Aluminium displaces hydrogen from acids,but copper does not. A galvanic cell prepared by combining Cu/Cu2+ and Al/Al3+ has an EMF of 2.0 V at 298 K. If the potential of copper electrode is + 0.34 V,that of aluminium electrode is

a)-2.3 V

b)+ 2.34 V

c)- 1.66 V

d)1.66 V

Correct answer is option 'C'. Can you explain this answer?​

Answer 1

Answer:

Explanation:

That was the correct answer

I hope you will understand

Answer 2

Answer:

The potential of Aluminum electrode is -1.66V i.e.option(c).

Explanation:

The EMF of the cell is given as,

$E=E_c-E_a$         (1)

Where,

E=emf of the cell

Ec=electrode potential of the cathode

Ea=electrode potential of the anode

As aluminum displaces hydrogen from acids but copper does not which indicates that aluminum is more reducing than copper.

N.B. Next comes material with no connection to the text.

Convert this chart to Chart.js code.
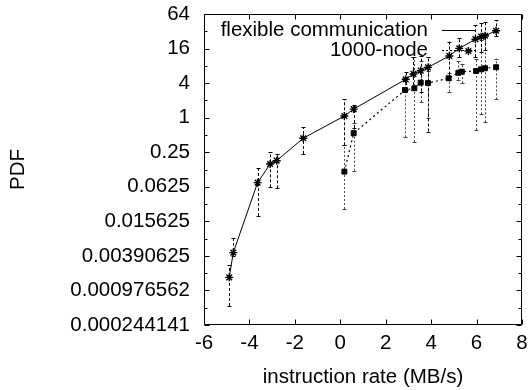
<!DOCTYPE html>
<html lang="en">
<head>
    <meta charset="UTF-8">
    <title>PDF vs instruction rate</title>
    <script src="https://cdn.jsdelivr.net/npm/chart.js"></script>
    <style>
        html, body { margin: 0; padding: 0; background: #fff; }
        #wrap { width: 530px; height: 390px; }
    </style>
</head>
<body>
    <div id="wrap"><canvas id="pdfChart" width="530" height="390"></canvas></div>

    <script>
        // series: flexible communication (asterisks, solid line)
        const xFlex = [-4.89, -4.71, -3.64, -3.09, -2.80, -1.63, 0.18, 0.59, 2.88, 3.22, 3.54, 3.86, 4.80, 5.24, 5.95, 6.20, 6.37, 6.86];
        const yFlex = [0.00165, 0.00446, 0.0737, 0.156, 0.178, 0.438, 1.07, 1.41, 4.66, 5.78, 6.59, 7.52, 11.9, 16.1, 23.3, 25.8, 26.7, 32.7];
        const loFlex = [0.000524, 0.0039, 0.0194, 0.0612, 0.0588, 0.233, 0.33, 0.66, 3.03, 3.03, 2.83, 0.574, 4.6, 11.3, 11.3, 13.9, 14.9, 26];
        const hiFlex = [0.0027, 0.0081, 0.131, 0.25, 0.233, 0.678, 2.11, 1.68, 6.32, 11.3, 12.1, 11.3, 21.1, 24.3, 41.1, 45.3, 46.9, 50.2];
        // stray asterisk that is not on the line
        const xStray = [5.64];
        const yStray = [14.5];

        // series: 1000-node (squares, dotted line)
        const xNode = [0.18, 0.59, 2.85, 3.26, 3.54, 3.86, 4.77, 5.20, 5.35, 5.98, 6.20, 6.37, 6.86];
        const yNode = [0.115, 0.536, 3.03, 3.25, 4.08, 4.0, 4.86, 6.06, 6.32, 6.5, 6.96, 7.26, 7.57];
        const loNode = [0.0257, 0.119, 0.454, 0.376, 1.87, 1.0, 2.83, 4.6, 4.0, 0.611, 1.15, 0.829, 2.08];
        const hiNode = [0.33, 0.807, 4.29, 11.3, 9.85, 6.5, 6.06, 9.85, 8.57, 10.6, 22.6, 27.9, 10.6];

        // y ticks (powers of two) and their labels as printed
        const yTickValues = [0.000244140625, 0.0009765625, 0.00390625, 0.015625, 0.0625, 0.25, 1, 4, 16, 64];
        const yTickLabels = ['0.000244141', '0.000976562', '0.00390625', '0.015625', '0.0625', '0.25', '1', '4', '16', '64'];
        const yMinorValues = [0.00048828125, 0.001953125, 0.0078125, 0.03125, 0.125, 0.5, 2, 8, 32];
        const xTickValues = [-6, -4, -2, 0, 2, 4, 6, 8];

        const FONT = 'Liberation Sans, Arial, Helvetica, sans-serif';
        const FSIZE = 20.5;

        function toPts(xs, ys) {
            return xs.map((x, i) => ({ x: x, y: ys[i] }));
        }

        // drop the extra room chart.js keeps for overhanging tick labels
        function noOverhang(s) {
            s.paddingTop = 0;
            s.paddingBottom = 0;
            s.paddingLeft = 0;
            s.paddingRight = 0;
        }

        // error bars, ticks, frame and key
        const gnuplotBits = {
            id: 'gnuplotBits',
            beforeDatasetsDraw(chart) {
                const ctx = chart.ctx;
                const xs = chart.scales.x, ys = chart.scales.y;
                const a = chart.chartArea;
                ctx.save();
                ctx.beginPath();
                ctx.rect(a.left, a.top, a.right - a.left, a.bottom - a.top);
                ctx.clip();
                const bars = [
                    { xv: xNode, lo: loNode, hi: hiNode, color: '#444', dash: [2, 2] },
                    { xv: xFlex, lo: loFlex, hi: hiFlex, color: '#000', dash: [3, 2] }
                ];
                bars.forEach(b => {
                    ctx.strokeStyle = b.color;
                    ctx.lineWidth = 1;
                    b.xv.forEach((xv, i) => {
                        const px = Math.round(xs.getPixelForValue(xv)) + 0.5;
                        const p1 = ys.getPixelForValue(b.lo[i]);
                        const p2 = ys.getPixelForValue(b.hi[i]);
                        ctx.setLineDash(b.dash);
                        ctx.beginPath();
                        ctx.moveTo(px, p1);
                        ctx.lineTo(px, p2);
                        ctx.stroke();
                        ctx.setLineDash([]);
                        ctx.beginPath();
                        ctx.moveTo(px - 2, Math.round(p1) + 0.5);
                        ctx.lineTo(px + 2, Math.round(p1) + 0.5);
                        ctx.moveTo(px - 2, Math.round(p2) + 0.5);
                        ctx.lineTo(px + 2, Math.round(p2) + 0.5);
                        ctx.stroke();
                    });
                });
                ctx.restore();
            },
            afterDraw(chart) {
                const ctx = chart.ctx;
                const xs = chart.scales.x, ys = chart.scales.y;
                const a = chart.chartArea;
                const L = Math.round(a.left) + 0.5, R = Math.round(a.right) - 0.5;
                const T = Math.round(a.top) + 0.5, B = Math.round(a.bottom) - 0.5;
                ctx.save();
                ctx.strokeStyle = '#000';
                ctx.lineWidth = 1;
                ctx.beginPath();
                ctx.rect(L, T, R - L, B - T);
                yTickValues.forEach(v => {
                    const py = Math.round(ys.getPixelForValue(v)) + 0.5;
                    ctx.moveTo(L, py); ctx.lineTo(L + 5, py);
                    ctx.moveTo(R, py); ctx.lineTo(R - 5, py);
                });
                yMinorValues.forEach(v => {
                    const py = Math.round(ys.getPixelForValue(v)) + 0.5;
                    ctx.moveTo(L, py); ctx.lineTo(L + 3, py);
                    ctx.moveTo(R, py); ctx.lineTo(R - 3, py);
                });
                xTickValues.forEach(v => {
                    const px = Math.round(xs.getPixelForValue(v)) + 0.5;
                    ctx.moveTo(px, B); ctx.lineTo(px, B - 5);
                    ctx.moveTo(px, T); ctx.lineTo(px, T + 5);
                });
                ctx.stroke();

                // key, top right
                ctx.font = FSIZE + 'px ' + FONT;
                ctx.fillStyle = '#000';
                ctx.textAlign = 'right';
                ctx.textBaseline = 'middle';
                const keyX = 428, sx1 = 442, sx2 = 476;
                const rows = [
                    { label: chart.data.datasets[0].label, y: 30, dash: [] },
                    { label: chart.data.datasets[1].label, y: 50, dash: [2, 2] }
                ];
                rows.forEach(r => {
                    ctx.fillText(r.label, keyX, r.y);
                    ctx.setLineDash(r.dash);
                    ctx.beginPath();
                    ctx.moveTo(sx1, r.y + 0.5);
                    ctx.lineTo(sx2, r.y + 0.5);
                    ctx.stroke();
                });
                ctx.restore();
            }
        };

        const ctx = document.getElementById('pdfChart').getContext('2d');
        new Chart(ctx, {
            type: 'scatter',
            data: {
                datasets: [
                    {
                        label: 'flexible communication',
                        data: toPts(xFlex, yFlex),
                        showLine: true,
                        borderColor: '#000',
                        backgroundColor: '#000',
                        borderWidth: 1,
                        pointStyle: 'star',
                        pointRadius: 4,
                        pointBorderWidth: 1.4,
                        fill: false
                    },
                    {
                        label: '1000-node',
                        data: toPts(xNode, yNode),
                        showLine: true,
                        borderColor: '#000',
                        backgroundColor: '#000',
                        borderWidth: 1.2,
                        borderDash: [2, 3],
                        pointStyle: 'rect',
                        pointRadius: 3.5,
                        pointBorderWidth: 1,
                        fill: false
                    },
                    {
                        label: 'stray',
                        data: toPts(xStray, yStray),
                        showLine: false,
                        borderColor: '#000',
                        pointStyle: 'star',
                        pointRadius: 4,
                        pointBorderWidth: 1.4
                    }
                ]
            },
            options: {
                responsive: false,
                animation: false,
                events: [],
                layout: { padding: { left: 0, right: 8, top: 14, bottom: 0 } },
                plugins: {
                    legend: { display: false },
                    tooltip: { enabled: false }
                },
                scales: {
                    x: {
                        type: 'linear',
                        min: -6,
                        max: 8,
                        grid: { display: false, drawTicks: false },
                        border: { display: false },
                        ticks: {
                            stepSize: 2,
                            padding: 6,
                            color: '#000',
                            font: { family: FONT, size: FSIZE },
                            maxRotation: 0
                        },
                        title: {
                            display: true,
                            text: 'instruction rate (MB/s)',
                            color: '#000',
                            font: { family: FONT, size: FSIZE },
                            padding: { top: 0, bottom: 0 }
                        },
                        afterFit: s => { s.height = 65; noOverhang(s); }
                    },
                    y: {
                        type: 'logarithmic',
                        min: yTickValues[0],
                        max: yTickValues[yTickValues.length - 1],
                        grid: { display: false, drawTicks: false },
                        border: { display: false },
                        afterBuildTicks: s => { s.ticks = yTickValues.map(v => ({ value: v })); },
                        ticks: {
                            autoSkip: false,
                            padding: 14,
                            color: '#000',
                            font: { family: FONT, size: FSIZE },
                            callback: (v, i) => yTickLabels[i]
                        },
                        title: {
                            display: true,
                            text: 'PDF',
                            color: '#000',
                            font: { family: FONT, size: FSIZE },
                            padding: { top: 6, bottom: 0 }
                        },
                        afterFit: s => { s.width = 204; noOverhang(s); }
                    }
                }
            },
            plugins: [gnuplotBits]
        });
    </script>
</body>
</html>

That means that aluminum will act as a reducing agent and its oxidation will take place at the anode while the reduction of copper will take place at the cathode.

From the question we have,

$E_c=0.34V$ and $E=2V$

By substituting the values E and Ec in equation (1) we get;

$2=0.34-E_a$

$E_a=0.34-2=-1.66V$

Hence,the potential of Aluminum electrode is -1.66V i.e.option(c).